In desperation, the king prays to God and God hears him and heals him. Once he is able to look back, he realises that God has done all of this. I hate being sick, yet I have to admit that, like Hezekiah, only during times of sickness, do we find ourselves totally dependent upon the grace of God. It is as though we finally realise our own mortality and, in that realisation, we find we cannot control even our own health.

Hezekiah learnt to trust God as a result of his experience. As a result of his “soul-anguish,” Hezekiah found humility in trusting God:

I will walk humbly all my years because of this anguish of my soul. Lord, by such things people live; and my spirit finds life in them too. Isaiah 38:15-16

After his sickness, he found a new perspective. “By such things people live,” he writes, and so in the second half of his life he lived not for his own glory or achievement as king but in humility before God – and in this way he “finds life”.

As I walk around the city I am struck by the incredible amount of activity and busyness we see all around us. It was then that I realised that in such busyness there is no room to stop and seek God as long as we are consumed by our own activity.

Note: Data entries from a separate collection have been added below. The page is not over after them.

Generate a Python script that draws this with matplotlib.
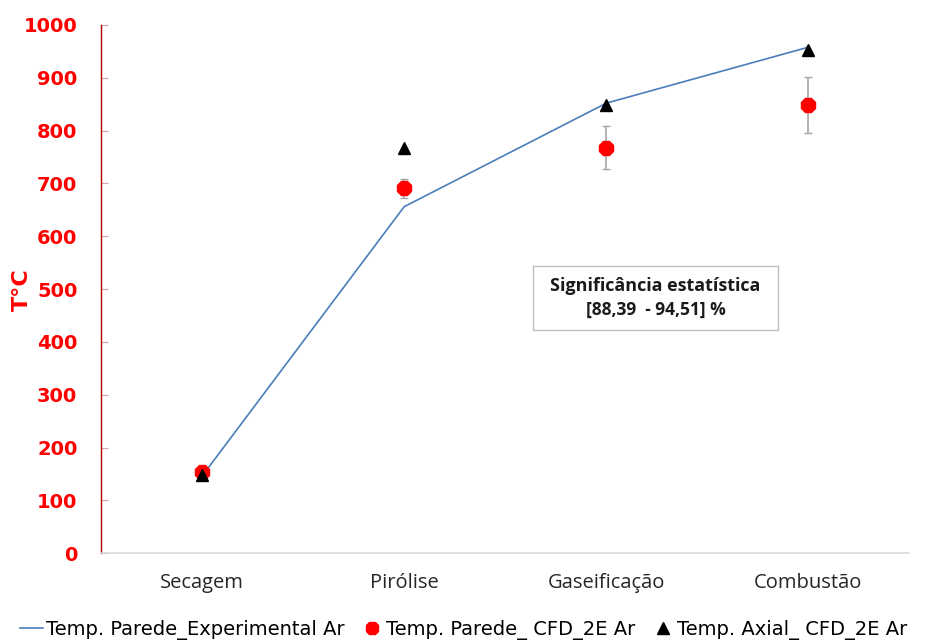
import matplotlib
matplotlib.use("Agg")
import matplotlib.pyplot as plt
from matplotlib.lines import Line2D

stages = ["Secagem", "Pirólise", "Gaseificação", "Combustão"]
wall_experimental = [146, 656, 852, 958]
wall_cfd = [153, 691, 768, 848]
wall_cfd_err = [0, 18, 40, 53]
axial_cfd = [148, 767, 848, 952]
y_ticks = [0, 100, 200, 300, 400, 500, 600, 700, 800, 900, 1000]

fig = plt.figure(figsize=(9.27, 6.41), dpi=100)
ax = fig.add_axes([0.109, 0.137, 0.872, 0.824])

x = list(range(len(stages)))
ax.plot(x, wall_experimental, color="#4A7EBB", lw=1.2, zorder=2)
ax.errorbar(x, wall_cfd, yerr=wall_cfd_err, fmt="none", ecolor="#A6A6A6",
            elinewidth=1.2, capsize=3, capthick=1.0, zorder=3)
ax.plot(x, wall_cfd, linestyle="none", marker="8", markersize=10.5,
        color="#FF0000", markeredgecolor="#FF0000", zorder=4)
ax.plot(x, axial_cfd, linestyle="none", marker="^", markersize=9,
        color="black", zorder=5)

ax.set_xlim(-0.5, len(stages) - 0.5)
ax.set_ylim(0, 1000)
ax.set_yticks(y_ticks)
ax.set_yticklabels([str(v) for v in y_ticks], color="#FF0000",
                   fontweight="bold", fontsize=14, family="DejaVu Sans")
ax.set_xticks(x)
ax.set_xticklabels(stages, fontsize=14.5, family="Open Sans", color="#262626")
ax.tick_params(axis="x", length=0, pad=14)
ax.tick_params(axis="y", direction="in", length=5, color="#D9A3A3", pad=17)

for side in ("top", "right"):
    ax.spines[side].set_visible(False)
ax.spines["left"].set_color("#B00000")
ax.spines["left"].set_linewidth(1.0)
ax.spines["bottom"].set_color("#D9D9D9")
ax.spines["bottom"].set_linewidth(1.2)

fig.text(22 / 927, 1 - 290 / 641, "T°C", color="#FF0000", fontweight="bold",
         fontsize=16, family="DejaVu Sans", rotation=90,
         ha="center", va="center")

# annotation box with statistical significance
box_ax = fig.add_axes([533 / 927, 1 - 330 / 641, 245 / 927, 64 / 641])
box_ax.set_xticks([])
box_ax.set_yticks([])
for s in box_ax.spines.values():
    s.set_color("#BFBFBF")
    s.set_linewidth(1.0)
box_ax.text(0.5, 0.69, "Significância estatística", ha="center", va="center",
            fontsize=13, fontweight="bold", family="Open Sans", color="#1a1a1a")
box_ax.text(0.5, 0.31, "[88,39  - 94,51] %", ha="center", va="center",
            fontsize=12.5, fontweight="bold", family="Open Sans", color="#1a1a1a")

handles = [
    Line2D([], [], color="#4A7EBB", lw=1.2),
    Line2D([], [], linestyle="none", marker="8", markersize=10, color="#FF0000"),
    Line2D([], [], linestyle="none", marker="^", markersize=9, color="black"),
]
labels = ["Temp. Parede_Experimental Ar", "Temp. Parede_ CFD_2E Ar",
          "Temp. Axial_ CFD_2E Ar"]
fig.legend(handles, labels, loc="center", bbox_to_anchor=(0.5, 1 - 630 / 641),
           ncol=3, frameon=False, handlelength=1.2, handletextpad=0.15,
           columnspacing=0.8, prop={"family": "DejaVu Sans", "size": 14})

fig.savefig("out.png", dpi=100)
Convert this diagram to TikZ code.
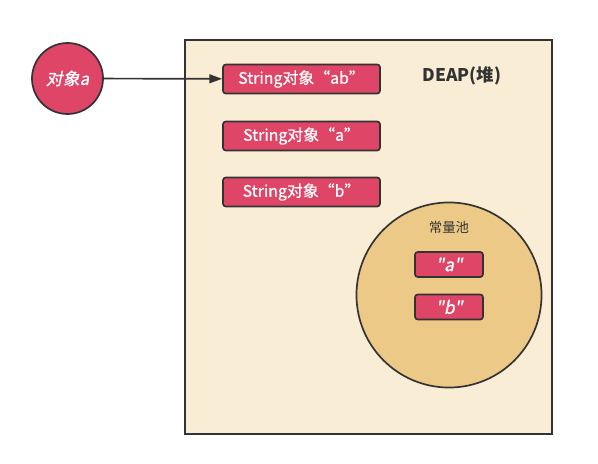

Over this New Year period, let me encourage you to pick up the Seek God For the City 2018 Lent devotional. You can pick up the app for just a token amount here. We should use it as an aid to our own prayers as we “let go” of our self-importance and the busyness that can result from it, and turn to God in reliance and prayer.

In day 2 of the devotional guide we are asked to “seek God for humility instead of complacent pride.” Inside we read these words: 

“Not only do we keep ourselves busy, we often take pride in how preoccupied we have become. But our ambitious self-sufficiency leaves us disillusioned and weary on the inside.”

Life in the city can leave us exhausted and at the end of our strength, as we strive to achieve, make a name for ourselves, and impress those around us. The message of Isaiah calls on us to turn from trusting in our own ability and strength to trusting in the God who made us, knows us, loves us and who alone can save. Who will you trust?